Guided walking tours are gaining popularity and momentum all across the country. As scores of people are discovering nationwide, they're a casual yet engaging way to learn about a city's history, gain insight about its people and culture, and get sun, fresh air and exercise in the process.
Historic walking tours often focus on a particular area or community within the host city. In New York, for example, residents and out-of-towners can tour Chinatown, Little Italy, the chocolate shops in midtown Manhattan or even Chelsea and the nearby meat-packing district.
Some tours art timed to coincide with significant dates. Locally, the Edison and Ford Winter Estates offers tours that celebrate the Christmas season, Edison's birthday and other important dates. And this Sunday, James Kaplan of the McManus Democratic Association will be leading a walking tour of Hell's Kitchen to commemorate St. Patrick's Day. Once a place where Irish street gangs, bootleggers, gamblers and mobsters held sway, today this working class Irish neighborhood west of the theater district is home to major law, accounting and advertising firms, off broadway theaters and trendy bars and restaurants as well as upscale apartment buildings in which actors and young professionals reside.

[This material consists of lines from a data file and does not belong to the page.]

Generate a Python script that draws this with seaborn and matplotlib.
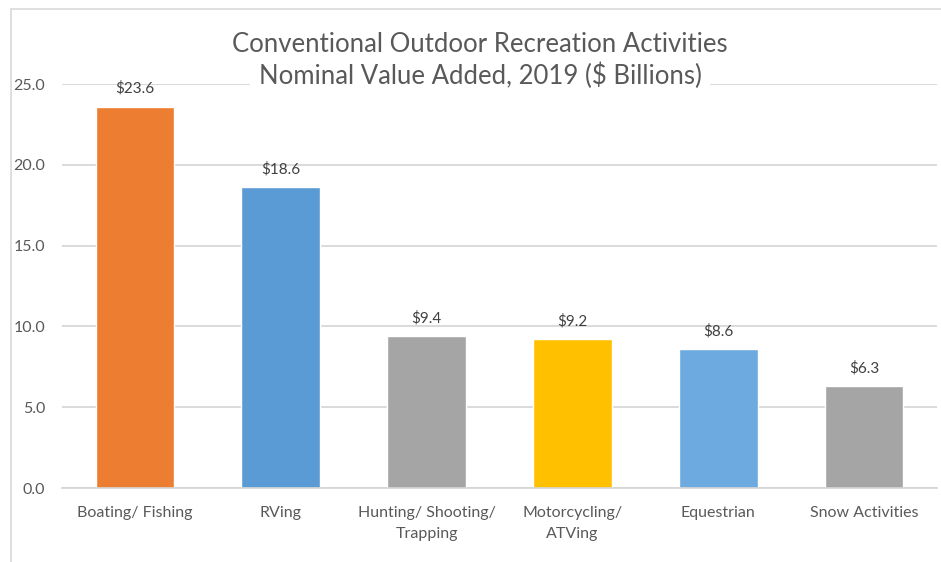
"""
Conventional outdoor recreation activities: nominal value added, 2019.
"""

import matplotlib.pyplot as plt
import matplotlib.lines as mlines
import pandas as pd
import seaborn as sns

activities = ['Boating/ Fishing', 'RVing', 'Hunting/ Shooting/\nTrapping',
              'Motorcycling/\nATVing', 'Equestrian', 'Snow Activities']
value_added = [23.6, 18.6, 9.4, 9.2, 8.6, 6.3]
bar_colors = ['#ED7D31', '#5B9BD5', '#A5A5A5', '#FFC000', '#6CAAE0', '#A5A5A5']
y_ticks = [0, 5, 10, 15, 20, 25]

df = pd.DataFrame({'activity': activities, 'value': value_added})

sns.set_style('white')
plt.rcParams['font.family'] = ['Lato', 'DejaVu Sans']

fig = plt.figure(figsize=(9.41, 5.62), dpi=100)
ax = fig.add_axes([62 / 941, 1 - 488 / 562, 875 / 941, 404 / 562])

sns.barplot(data=df, x='activity', y='value', hue='activity',
            palette=bar_colors, legend=False, width=0.54, saturation=1,
            ax=ax, zorder=3)

ax.set_ylim(0, 25)
ax.set_yticks(y_ticks)
ax.set_yticklabels([f'{t:.1f}' for t in y_ticks])
ax.yaxis.grid(True, color='#D4D4D4', linewidth=1.2, zorder=0)
ax.set_axisbelow(True)
sns.despine(ax=ax, left=True, top=True, right=True, bottom=False)
ax.spines['bottom'].set_color('#D4D4D4')
ax.spines['bottom'].set_linewidth(1.2)
ax.spines['bottom'].set_zorder(4)
ax.set_xlabel('')
ax.set_ylabel('')
ax.tick_params(axis='y', length=0, pad=12, labelsize=11.5, labelcolor='#595959')
ax.tick_params(axis='x', length=0, pad=13, labelsize=11.5, labelcolor='#595959')
for lbl in ax.get_xticklabels():
    lbl.set_linespacing(1.65)
    lbl.set_verticalalignment('top')

for patch, val in zip(ax.patches, value_added):
    ax.annotate(f'${val:.1f}', (patch.get_x() + patch.get_width() / 2, val),
                xytext=(0, 13), textcoords='offset points', ha='center',
                va='center', fontsize=11, color='#404040', annotation_clip=False)

# title sits inside the plot area, masking the top gridline
fig.text(480 / 941, 1 - 45 / 562, 'Conventional Outdoor Recreation Activities',
         ha='center', va='center', fontsize=18.5, color='#595959',
         bbox=dict(facecolor='white', edgecolor='none', pad=4))
fig.text(480 / 941, 1 - 76 / 562, 'Nominal Value Added, 2019 ($ Billions)',
         ha='center', va='center', fontsize=18.5, color='#595959',
         bbox=dict(facecolor='white', edgecolor='none', pad=6))

# chart frame (top and left edges visible)
fig.add_artist(mlines.Line2D([11 / 941, 1], [1 - 9 / 562, 1 - 9 / 562],
                             color='#D9D9D9', linewidth=1.2))
fig.add_artist(mlines.Line2D([11 / 941, 11 / 941], [0, 1 - 9 / 562],
                             color='#D9D9D9', linewidth=1.2))

plt.savefig('out.png', dpi=100)
plt.close(fig)
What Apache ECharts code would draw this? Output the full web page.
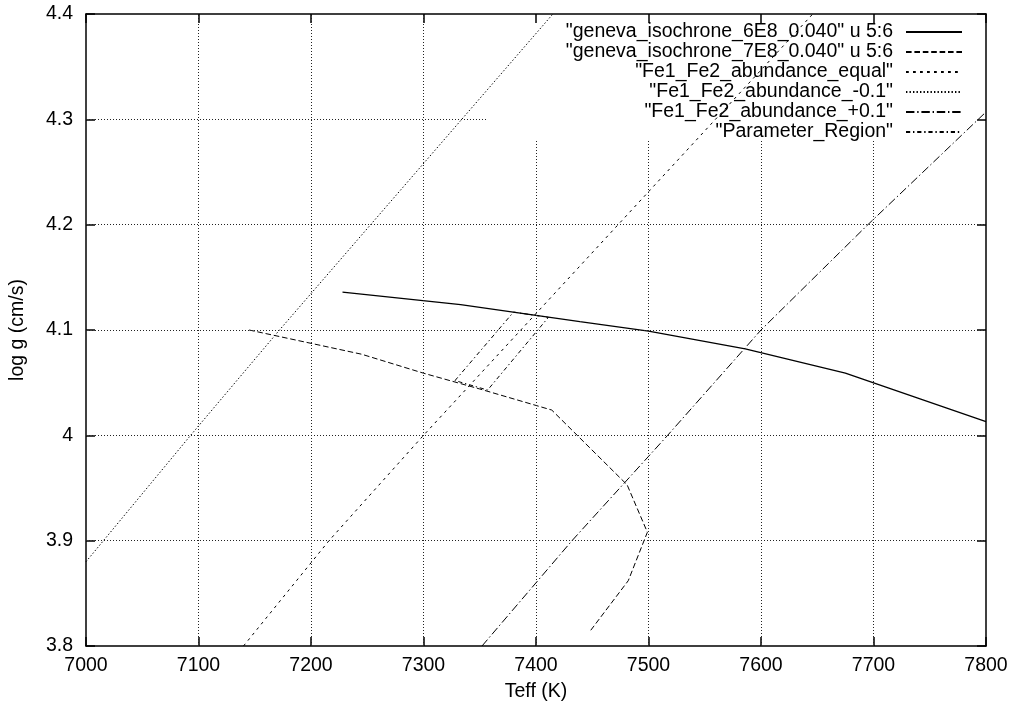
<!DOCTYPE html>
<html>
<head>
<meta charset="utf-8">
<title>Teff vs log g</title>
<script src="https://cdn.jsdelivr.net/npm/echarts@6/dist/echarts.min.js"></script>
<style>
  html, body { margin: 0; padding: 0; background: #fff; }
  #chart { width: 1014px; height: 706px; }
</style>
</head>
<body>
<div id="chart"></div>
<script>
// axis ticks
const xTicks = [7000, 7100, 7200, 7300, 7400, 7500, 7600, 7700, 7800];
const yTicks = [3.8, 3.9, 4.0, 4.1, 4.2, 4.3, 4.4];

// geneva isochrone 6E8 (solid)
const iso6Teff = [7228, 7333, 7439, 7500, 7586, 7675, 7800];
const iso6Logg = [4.136, 4.124, 4.108, 4.099, 4.082, 4.059, 4.013];

// geneva isochrone 7E8 (dashed)
const iso7Teff = [7145, 7245, 7300, 7350, 7414, 7481, 7499, 7482, 7448];
const iso7Logg = [4.100, 4.077, 4.059, 4.044, 4.024, 3.953, 3.908, 3.862, 3.814];

// Fe1/Fe2 abundance lines
const eqTeff = [7140, 7216, 7300, 7646];
const eqLogg = [3.80, 3.90, 4.00, 4.40];
const minusTeff = [7000, 7093, 7172, 7415];
const minusLogg = [3.88, 4.00, 4.10, 4.40];
const plusTeff = [7352, 7432, 7517, 7600, 7695, 7800];
const plusLogg = [3.80, 3.90, 4.00, 4.10, 4.20, 4.307];

// parameter region outline
const regionTeff = [7328, 7380, 7411, 7357, 7328];
const regionLogg = [4.052, 4.117, 4.112, 4.043, 4.052];

// the key hides the grid in the upper right corner
const keyLeftTeff = 7356;
const keyBottomLogg = 4.28;

const FONT = 'Liberation Sans, Arial, sans-serif';
const pts = (xs, ys) => xs.map((x, i) => [x, ys[i]]);

const names = [
  '"geneva_isochrone_6E8_0.040" u 5:6',
  '"geneva_isochrone_7E8_0.040" u 5:6',
  '"Fe1_Fe2_abundance_equal"',
  '"Fe1_Fe2_abundance_-0.1"',
  '"Fe1_Fe2_abundance_+0.1"',
  '"Parameter_Region"'
];

function lineSeries(name, data, dash, width) {
  return {
    name: name,
    type: 'line',
    data: data,
    symbol: 'none',
    showSymbol: false,
    z: 3,
    lineStyle: { color: '#000', width: width || 1, type: dash }
  };
}

const gridLines = [];
xTicks.slice(1, -1).forEach(t => {
  gridLines.push([{ coord: [t, 3.8] }, { coord: [t, t > keyLeftTeff ? keyBottomLogg : 4.4] }]);
});
yTicks.slice(1, -1).forEach(g => {
  gridLines.push([{ coord: [7000, g] }, { coord: [g > keyBottomLogg ? keyLeftTeff : 7800, g] }]);
});

const chart = echarts.init(document.getElementById('chart'));

const axisLineStyle = { color: '#000', width: 1.5 };
const tickStyle = { inside: true, length: 9, lineStyle: { color: '#000', width: 1.5 } };

chart.setOption({
  animation: false,
  backgroundColor: '#fff',
  grid: { left: 86, right: 28, top: 14, bottom: 60, containLabel: false, outerBoundsMode: 'none' },
  legend: {
    data: names,
    orient: 'vertical',
    right: 46,
    top: 17,
    align: 'right',
    itemWidth: 56,
    itemHeight: 20,
    itemGap: 0,
    selectedMode: false,
    itemStyle: { opacity: 0 },
    textStyle: { fontFamily: FONT, fontSize: 19.5, color: '#000', padding: [0, 8, 0, 0] }
  },
  xAxis: [
    {
      type: 'value', position: 'bottom', min: 7000, max: 7800, interval: 100,
      name: 'Teff (K)', nameLocation: 'middle', nameGap: 36,
      nameTextStyle: { fontFamily: FONT, fontSize: 19.5, color: '#000' },
      axisLine: { lineStyle: axisLineStyle },
      axisTick: tickStyle,
      axisLabel: { fontFamily: FONT, fontSize: 19.5, color: '#000', margin: 10, formatter: v => String(v) },
      splitLine: { show: false }
    },
    {
      type: 'value', position: 'top', min: 7000, max: 7800, interval: 100,
      axisLine: { lineStyle: axisLineStyle },
      axisTick: tickStyle,
      axisLabel: { show: false },
      splitLine: { show: false }
    }
  ],
  yAxis: [
    {
      type: 'value', position: 'left', min: 3.8, max: 4.4, interval: 0.1,
      name: 'log g (cm/s)', nameLocation: 'middle', nameGap: 58,
      nameTextStyle: { fontFamily: FONT, fontSize: 19.5, color: '#000' },
      axisLine: { show: true, lineStyle: axisLineStyle },
      axisTick: { show: true, inside: true, length: 9, lineStyle: { color: '#000', width: 1.5 } },
      axisLabel: { fontFamily: FONT, fontSize: 19.5, color: '#000', margin: 13 },
      splitLine: { show: false }
    },
    {
      type: 'value', position: 'right', min: 3.8, max: 4.4, interval: 0.1,
      axisLine: { show: true, lineStyle: axisLineStyle },
      axisTick: { show: true, inside: true, length: 9, lineStyle: { color: '#000', width: 1.5 } },
      axisLabel: { show: false },
      splitLine: { show: false }
    }
  ],
  series: [
    {
      name: 'grid',
      type: 'line',
      data: [],
      z: 1,
      silent: true,
      markLine: {
        silent: true,
        symbol: ['none', 'none'],
        label: { show: false },
        lineStyle: { color: '#222', width: 1, type: [1, 2] },
        data: gridLines
      }
    },
    lineSeries(names[0], pts(iso6Teff, iso6Logg), 'solid', 1.3),
    lineSeries(names[1], pts(iso7Teff, iso7Logg), [5.6, 2.8]),
    lineSeries(names[2], pts(eqTeff, eqLogg), [2.8, 4.2]),
    lineSeries(names[3], pts(minusTeff, minusLogg), [1.4, 2.1]),
    lineSeries(names[4], pts(plusTeff, plusLogg), [8.4, 2.8, 1.4, 2.8]),
    lineSeries(names[5], pts(regionTeff, regionLogg), [4.2, 2.8, 1.4, 2.8])
  ]
});
</script>
</body>
</html>
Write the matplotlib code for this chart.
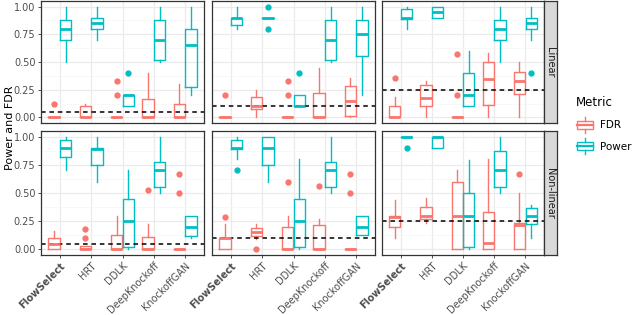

New on the scene in many locales are public art walking tours. Olympia, Washington has one that's sponsored by its Parks, Arts & Recreation Department in partnership with its Arts Commission. Denver has a tour that circumambulates its Golden Triangle Cultural District. In Chicago, Art in the Loop includes stops at works by Picasso, Miro and Chagall. And Philadelphia not only has more public art than any city in the world except Paris, but a guided public art walking tour that's as exceptional as its extensive public art collection.
Public art tours are not confined to enthusiasts, collectors and inveterate art lovers. Anyone can enjoy them because they're a unique way to catch a glimpse of a city's historical past. In the words of public artist Barbara Jo Revelle, “one important function public art can serve is to help us remember the lived history of a particular site.”
Revelle's 20 foot tall by 100 foot long ceramic tile mural on the eastern facade of the federal courthouse on First Street is a classic illustration of this principle. Fort Myers: An Alternative History encapsulates Fort Myers' early history, a 46-year period denoted by conflict, struggle, and even abject shame. It includes digitized historic photographs that depict Fort Myers' role in deporting the last of the Seminole Indians to a reservation in Oklahoma; the origins of the fort from which the city draws its name; and 15 members of a company of black soldiers who defended the fort from Confederate attack and made the area's settlement possible after the Civil War.
Each image tells a tale about our past and how we got where we are today, as Fox 4's Bill Wood discovered recently when he filmed a segment for Paradise TV that deciphers and decodes the words incised into the bronze projection cylinders of the light sculpture that bathe the Sidney & Berne Davis Art Center in an alphabet soup of lighted letters after dark. The west drum of Caloosahatchee Manuscripts, for example, contains the Latin names of plants that Thomas Edison tested in the botanical lab at his winter estate. The east cylinder contains an except from the text of a tale that explains how the Seminole Indians' ancestors first migrated into the Southeast, including Florida.
Since public art helps define a city's identity, participants come away from public art walking tours filled with newfound civic pride and a better feel for the community's value and the vision of its leaders.
If you haven't been on Fort Myers' public art walking tour, there's one scheduled for 2:30 on Sunday, March 17. The 90-minute tour visits 15 of Fort Myers' public art landmarks, and discusses the City's plans for its newly-completed 1.8 acre river basin. While the tour normally costs $15, you can sign up for Sunday's tour for just $10 plus gratuity by calling 239-945-0405 or by visiting www.TrueTours.net.
If you go, wear comfortable walking shoes. Oh, and something green. Sunday is St. Patrick's Day, after all.